--- START Supplied data ---
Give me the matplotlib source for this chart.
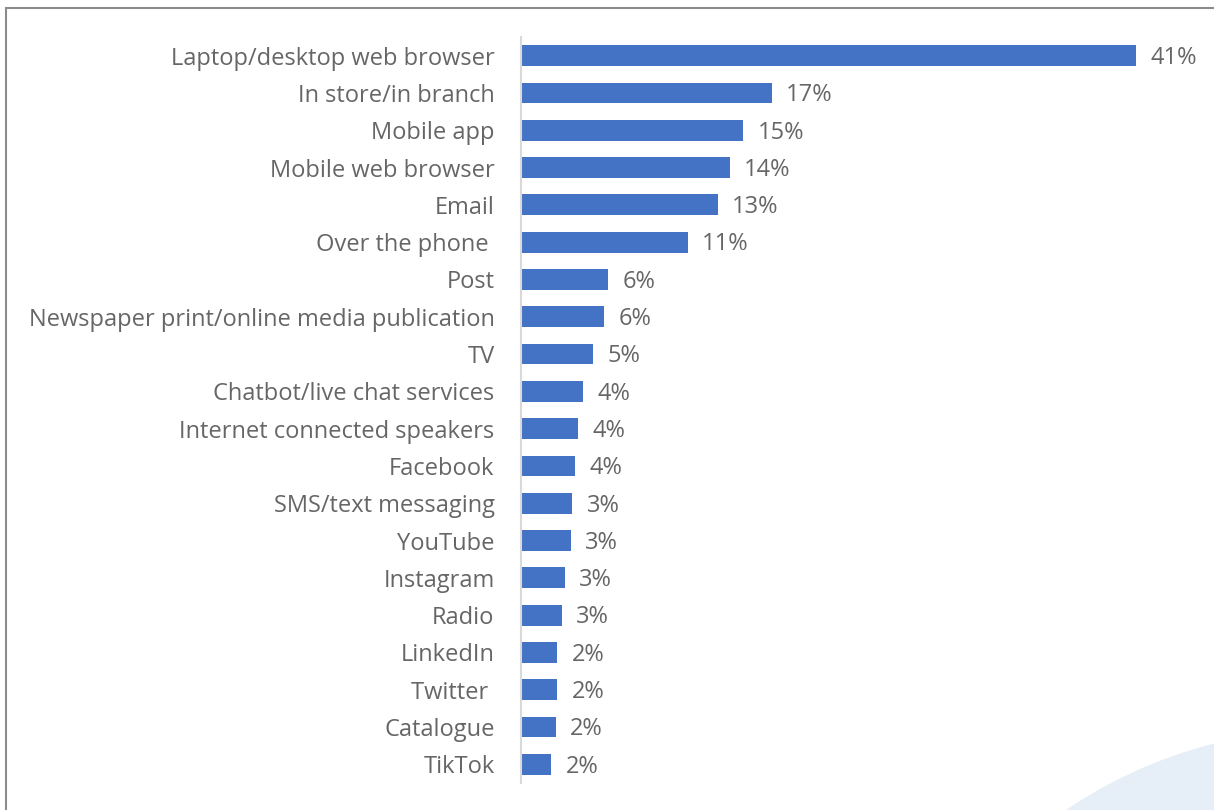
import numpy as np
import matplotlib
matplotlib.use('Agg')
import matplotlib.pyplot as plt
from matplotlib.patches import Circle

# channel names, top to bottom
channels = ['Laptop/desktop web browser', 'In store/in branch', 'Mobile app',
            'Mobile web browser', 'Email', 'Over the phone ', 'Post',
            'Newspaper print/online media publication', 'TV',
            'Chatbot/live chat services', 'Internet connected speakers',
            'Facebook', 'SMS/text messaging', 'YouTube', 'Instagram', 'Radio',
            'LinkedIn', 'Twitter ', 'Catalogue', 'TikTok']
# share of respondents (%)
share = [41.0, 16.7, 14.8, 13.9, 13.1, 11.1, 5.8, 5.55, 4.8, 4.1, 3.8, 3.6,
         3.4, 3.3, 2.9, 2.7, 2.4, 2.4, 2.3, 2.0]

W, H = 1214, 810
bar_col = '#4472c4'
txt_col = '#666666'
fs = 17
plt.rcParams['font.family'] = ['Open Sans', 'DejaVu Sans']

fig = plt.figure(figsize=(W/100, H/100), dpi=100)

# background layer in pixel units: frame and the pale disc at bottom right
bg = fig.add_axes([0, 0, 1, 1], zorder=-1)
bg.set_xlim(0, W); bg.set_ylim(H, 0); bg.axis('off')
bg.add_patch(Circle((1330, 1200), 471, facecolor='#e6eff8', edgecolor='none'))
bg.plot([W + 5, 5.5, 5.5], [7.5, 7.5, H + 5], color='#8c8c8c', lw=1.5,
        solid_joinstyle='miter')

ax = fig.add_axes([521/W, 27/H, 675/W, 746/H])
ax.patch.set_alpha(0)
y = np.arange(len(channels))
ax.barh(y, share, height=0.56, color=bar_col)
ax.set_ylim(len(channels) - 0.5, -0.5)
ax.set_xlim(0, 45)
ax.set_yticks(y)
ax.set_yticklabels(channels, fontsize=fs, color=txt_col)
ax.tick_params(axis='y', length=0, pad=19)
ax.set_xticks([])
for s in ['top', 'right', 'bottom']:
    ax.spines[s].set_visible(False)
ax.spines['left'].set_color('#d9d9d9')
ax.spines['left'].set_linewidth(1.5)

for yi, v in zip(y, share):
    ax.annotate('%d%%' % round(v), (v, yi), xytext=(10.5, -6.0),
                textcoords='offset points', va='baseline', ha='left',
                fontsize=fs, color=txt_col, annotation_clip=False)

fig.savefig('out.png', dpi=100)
--- END Supplied data ---
> _The exercise_
Go from the first line of the data above to the line containing "ax.spines['left'].set_linewidth(1.5)" and retype exactly those lines, both included, but none of the pictures.

> _Full output_
Give me the matplotlib source for this chart.
import numpy as np
import matplotlib
matplotlib.use('Agg')
import matplotlib.pyplot as plt
from matplotlib.patches import Circle

# channel names, top to bottom
channels = ['Laptop/desktop web browser', 'In store/in branch', 'Mobile app',
            'Mobile web browser', 'Email', 'Over the phone ', 'Post',
            'Newspaper print/online media publication', 'TV',
            'Chatbot/live chat services', 'Internet connected speakers',
            'Facebook', 'SMS/text messaging', 'YouTube', 'Instagram', 'Radio',
            'LinkedIn', 'Twitter ', 'Catalogue', 'TikTok']
# share of respondents (%)
share = [41.0, 16.7, 14.8, 13.9, 13.1, 11.1, 5.8, 5.55, 4.8, 4.1, 3.8, 3.6,
         3.4, 3.3, 2.9, 2.7, 2.4, 2.4, 2.3, 2.0]

W, H = 1214, 810
bar_col = '#4472c4'
txt_col = '#666666'
fs = 17
plt.rcParams['font.family'] = ['Open Sans', 'DejaVu Sans']

fig = plt.figure(figsize=(W/100, H/100), dpi=100)

# background layer in pixel units: frame and the pale disc at bottom right
bg = fig.add_axes([0, 0, 1, 1], zorder=-1)
bg.set_xlim(0, W); bg.set_ylim(H, 0); bg.axis('off')
bg.add_patch(Circle((1330, 1200), 471, facecolor='#e6eff8', edgecolor='none'))
bg.plot([W + 5, 5.5, 5.5], [7.5, 7.5, H + 5], color='#8c8c8c', lw=1.5,
        solid_joinstyle='miter')

ax = fig.add_axes([521/W, 27/H, 675/W, 746/H])
ax.patch.set_alpha(0)
y = np.arange(len(channels))
ax.barh(y, share, height=0.56, color=bar_col)
ax.set_ylim(len(channels) - 0.5, -0.5)
ax.set_xlim(0, 45)
ax.set_yticks(y)
ax.set_yticklabels(channels, fontsize=fs, color=txt_col)
ax.tick_params(axis='y', length=0, pad=19)
ax.set_xticks([])
for s in ['top', 'right', 'bottom']:
    ax.spines[s].set_visible(False)
ax.spines['left'].set_color('#d9d9d9')
ax.spines['left'].set_linewidth(1.5)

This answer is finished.